Lo va ripetendo come un mantra da due giorni, l’aria insolitamente seria, in giacca e cravatta. Vi sembra normale che uno spacciatore preso con chili di coca sia condannato a soli due anni di carcere, e addirittura uno che ha ucciso una bambina starà dietro le sbarre per soli cinque anni, mentre si danno tre anni e cinque mesi per una questione di scontrini? Al ministro dell’interno Matteo Salvini brucia la condanna in primo grado del viceministro Edoardo Rixi, ex capogruppo e assessore alla Regione Liguria, coinvolto come la quasi totalità dei suoi colleghi di tutta Italia nei processi sui rimborsi, quelli che la stampa più giustizialista chiama “delle spese pazze”.

La condanna brucia, ma infiamma ancor di più la necessità di chiudere immediatamente l’incipiente polemica interna al governo, quindi far dimettere subito Rixi, con la benedizione dello stesso Salvini, anche onde evitare lo stress della gogna politico- mediatica già subìta dall’ex sottosegretario Armando Siri, solo indagato. Tutto si è svolto in modo rapido. Ma non indolore. Il grido di dolore del ministro ( ma dell’uomo prima di tutto) Salvini è quasi un appello al popolo a scandalizzarsi, a ribellarsi.

Il problema del ministro dell’Interno è che non si ferma mai. Parla di sentenze ( come quelle citate sullo spaccio o sull’infanticidio ) senza soffermarsi sul perché di certe decisioni e delle relative motivazioni. E in modo speculare non spiega che cosa sia questa faccenda di scontrini in cui è incappato il viceministro del suo governo e del suo partito e perché lui ritenga la sentenza ingiusta o comunque sproporzionata la pena a tre anni e cinque mesi di carcere e con interdizione perpetua dai pubblici uffici.

Matteo Salvini è in continua oscillazione, un pendolo un po’ pazzo, quasi uno di un segno zodiacale da sognatore e con l’ascendente da ruvido soldato. Quando parla di spacciatori e assassini, che messaggio vuol veicolare, che si devono aumentare le pene? Se non ne è a conoscenza, dovrebbe averlo saputo dalla sua collega ministro Bongiorno che l’aumento delle pene non è mai stato un deterrente nei confronti della commissione dei reati. È arcinoto che nei Paesi dove esiste la pena di morte viene commesso il maggior numero degli omicidi. Se invece il suo messaggio significasse che vuole maggiore attenzione sui processi che un po’ in tutta Italia stanno coinvolgendo consiglieri ( o ex ) per la questione dei rimborsi, o delle “spese pazze”, per dire che una certa giurisprudenza è quanto meno discutibile se entra in contraddizione con norme e regolamenti ( e anche prassi ) regionali del passato, allora troverebbe un serio sostegno anche in Parlamento da forze politiche di maggioranza e opposizione. Non dai Cinque stelle, sia per motivi ideologici che di disinteresse personale e partitico.

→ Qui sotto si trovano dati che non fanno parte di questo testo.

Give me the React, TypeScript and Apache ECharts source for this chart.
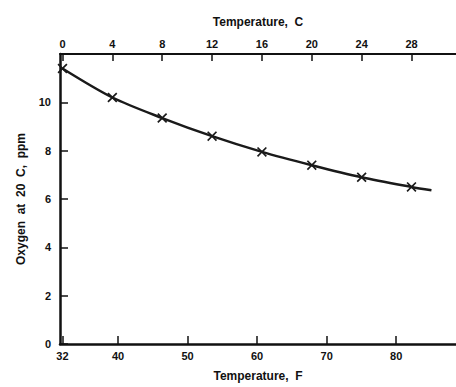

Basterebbe un discorsino facile facile in questo caso. Se stipuli un contratto di lavoro con il quale si sancisce che hai diritto a un rimborso spese e nel corso degli anni presenti regolari ricevute che vengono accettate, è giusto che dieci anni dopo un magistrato sancisca che era tutto illegale? E è opportuno che vengano definite “spese pazze” quelle sostenute regolarmente dal novantanove per cento dei consiglieri, solo perché alcuni ( pochissimi ) ne hanno approfittato?

Salvini questo discorso non lo può fare, sarebbe troppo impopolare nei giorni dell’istigazione all’invidia sociale nei confronti soprattutto dei “privilegi” della politica. Potrebbe allora farne un altro, ancora più significativo e ancora maggiormente impossibile. Potrebbe denunciare pubblicamente il fatto che se Edoardo Rixi ha avuto l’interdizione perpetua dai pubblici uffici e quindi, se condannato definitivamente, non potrebbe più candidarsi né svolgere attività politica all’interno delle istituzioni, questo lo deve alla famosa legge “spazzacorrotti” molto voluta dal governo a approvata dal Parlamento nei mesi scorsi con grande vanto e fanfare. Lo sa il ministro dell’Interno che Edoardo Rixi, dopo un’eventuale condanna definitiva ( che non gli auguriamo) non solo andrebbe in carcere, ma sarebbe trattato come un mafioso o un terrorista, senza neppure poter fruire, come tutti gli altri cittadini delinquenti “normali”, dei benefici previsti dall’ordinamento penitenziario?

La legge “spazzacorrotti” è stata pensata e votata come provvedimento bandiera anti- Formigoni. Infatti l’ex presidente della Regione Lombardia è in carcere, a 72 anni, quasi fosse un mafioso o un terrorista. Ma questa legge rischia oggi di trasformarsi in anti- Rixi. Ci pensi, ministro.